There has been much call for Mr Hester to waive the bonus or to give it to charity.  Well, he chose to waive his 2009 bonus, which would have been in excess of £1 million.  That was a generous gesture: we may argue that the bonus was too high, but most of us, given the chance, would have taken the money.  As to giving it to charity – what he does with the money is his business, not mine.  For all I know, he could give most of his pay to worthy causes, but that is between him and his conscience; it is not for me to judge.

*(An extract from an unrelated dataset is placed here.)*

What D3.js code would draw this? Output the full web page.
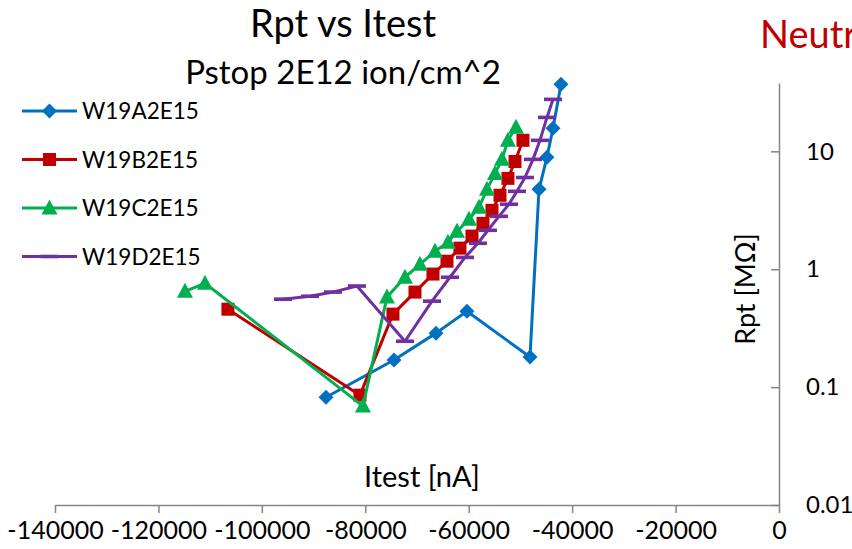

Two final points on that bonus.  Everyone is speaking of £963,000 bonus as if it will be piled up on his desk in crisp fivers.  That’s not the case.  He has been awarded 1.6 million shares which, at that day’s price, were worth about £963,000.  But those shares are in a ‘bonus bank’.  What that means is that he can’t touch them until 2014.  If between now and then the bank’s performance get worse, the shares will be ‘clawed back’.  In the same way that he was awarded them for what the board saw as ‘good’ performance, he will lose them for bad performance.  Oh, and even if he keeps all 1.6 million of them, he won’t get £963,000 – what he actually gets will depend on the share price in 2014.

Personally, I hope that by 2014 Mr Hester’s bonus is worth several million pounds.  If that’s the case, it means that the share price will have recovered enough to repay the taxpayer what we invested in it.  And that can only be a good thing.


[1] 11 interviews in 24 hours is probably normal if you are a public figure, but quite a big day if you’re just a finance lecturer.